■ SHORT EXERCISE: Pick out the lines below that contain the string "chart" and copy them all.

::::::::::

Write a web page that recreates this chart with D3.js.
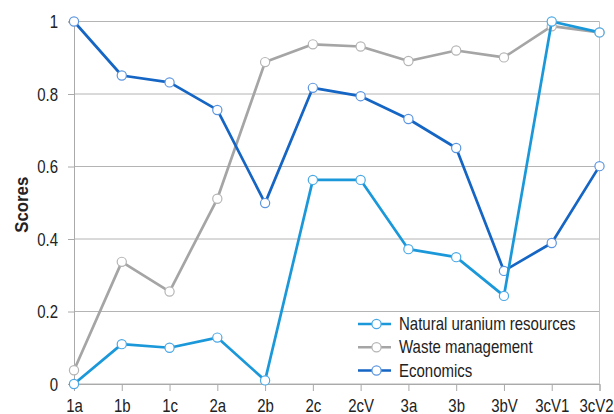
<!DOCTYPE html>
<html>
<head>
<meta charset="utf-8">
<script src="https://cdn.jsdelivr.net/npm/d3@7"></script>
<style>
  body { margin: 0; background: #fff; }
  text { font-family: Arial, "Liberation Sans", sans-serif; fill: #222; }
</style>
</head>
<body>
<div id="chart"></div>
<script>
// categories along x
const categories = ["1a", "1b", "1c", "2a", "2b", "2c", "2cV", "3a", "3b", "3bV", "3cV1", "3cV2"];
// scores
const uranium = [0, 0.11, 0.10, 0.128, 0.01, 0.563, 0.563, 0.372, 0.35, 0.243, 1.0, 0.97];
const waste = [0.038, 0.337, 0.255, 0.511, 0.888, 0.937, 0.931, 0.891, 0.92, 0.901, 0.987, 0.97];
const economics = [1.0, 0.851, 0.832, 0.756, 0.499, 0.817, 0.794, 0.731, 0.651, 0.312, 0.389, 0.601];
const seriesNames = ["Natural uranium resources", "Waste management", "Economics"];
const yTicks = [0, 0.2, 0.4, 0.6, 0.8, 1];

const width = 614, height = 414;
const plotLeft = 74, plotRight = 599.5, plotTop = 21.5, plotBottom = 384;
const stretch = 1.18; // text in the picture is a bit tall

const series = [
  { name: seriesNames[0], values: uranium, color: "#1b98d9", marker: "#4aa8e6" },
  { name: seriesNames[1], values: waste, color: "#a5a5a5", marker: "#b5b5b5" },
  { name: seriesNames[2], values: economics, color: "#1565c4", marker: "#5b95e0" }
];

let svg = d3.select("#chart").append("svg")
    .attr("width", width).attr("height", height);

let x = d3.scalePoint().domain(categories).range([plotLeft, plotRight]);
let y = d3.scaleLinear().domain([0, 1]).range([plotBottom, plotTop]);

// grid lines
svg.append("g").selectAll("line")
    .data(yTicks)
    .join("line")
    .attr("x1", plotLeft).attr("x2", plotRight)
    .attr("y1", d => y(d)).attr("y2", d => y(d))
    .attr("stroke", "#b4b4b4").attr("stroke-width", 1);

// right border
svg.append("line")
    .attr("x1", plotRight).attr("x2", plotRight).attr("y1", plotTop).attr("y2", plotBottom)
    .attr("stroke", "#c4c4c4");

// y axis
let yAxis = svg.append("g")
    .attr("transform", "translate(" + plotLeft + ",0)")
    .call(d3.axisLeft(y).tickValues(yTicks).tickFormat(d3.format("")).tickSize(6).tickPadding(10));
yAxis.select(".domain").attr("stroke", "#aaa");
yAxis.selectAll(".tick line").attr("stroke", "#aaa");
yAxis.selectAll(".tick text")
    .attr("dy", null).attr("y", 0)
    .attr("transform", "translate(0,6) scale(1," + stretch + ")")
    .style("font-size", "15px").attr("fill", "#222");

// x axis
let xAxis = svg.append("g")
    .attr("transform", "translate(0," + plotBottom + ")")
    .call(d3.axisBottom(x).tickSizeOuter(0).tickSize(7));
xAxis.select(".domain").attr("stroke", "#aaa");
xAxis.selectAll(".tick line").attr("stroke", "#aaa");
xAxis.selectAll(".tick text")
    .attr("dy", null).attr("y", 0)
    .attr("transform", (d, i) => "translate(" + (i === categories.length - 1 ? -3.5 : 0) + ",27.5) scale(1," + stretch + ")")
    .style("font-size", "15px").attr("fill", "#222");

// y label
svg.append("text")
    .attr("transform", "translate(27.5," + ((plotTop + plotBottom) / 2 + 2) + ") rotate(-90) scale(1.05,1.18)")
    .attr("text-anchor", "middle")
    .style("font-size", "16px").style("font-weight", "bold")
    .text("Scores");

let line = d3.line()
    .x((d, i) => x(categories[i]))
    .y(d => y(d));

// draw in reverse so uranium sits on top
let drawOrder = [series[1], series[2], series[0]];
drawOrder.forEach(function (s) {
    let g = svg.append("g");
    g.append("path")
        .datum(s.values)
        .attr("fill", "none")
        .attr("stroke", s.color)
        .attr("stroke-width", 2.7)
        .attr("stroke-linejoin", "round")
        .attr("d", line);
    g.selectAll("circle")
        .data(s.values)
        .join("circle")
        .attr("cx", (d, i) => x(categories[i]))
        .attr("cy", d => y(d))
        .attr("r", 4.6)
        .attr("fill", "#fff")
        .attr("stroke", s.marker)
        .attr("stroke-width", 1.2);
});

// legend
let legend = svg.append("g");
let legendY = d3.scalePoint().domain(seriesNames).range([324, 370.5]);
series.forEach(function (s) {
    let ly = legendY(s.name);
    let item = legend.append("g");
    item.append("line")
        .attr("x1", 358).attr("x2", 391).attr("y1", ly).attr("y2", ly)
        .attr("stroke", s.color).attr("stroke-width", 2.7);
    item.append("circle")
        .attr("cx", 376.5).attr("cy", ly).attr("r", 4.6)
        .attr("fill", "#fff").attr("stroke", s.marker).attr("stroke-width", 1.2);
    item.append("text")
        .attr("transform", "translate(399," + (ly + 6) + ") scale(1," + stretch + ")")
        .style("font-size", "15px")
        .text(s.name);
});
</script>
</body>
</html>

::::::::::

■ TASK RESULT:
Write a web page that recreates this chart with D3.js.
<div id="chart"></div>
let svg = d3.select("#chart").append("svg")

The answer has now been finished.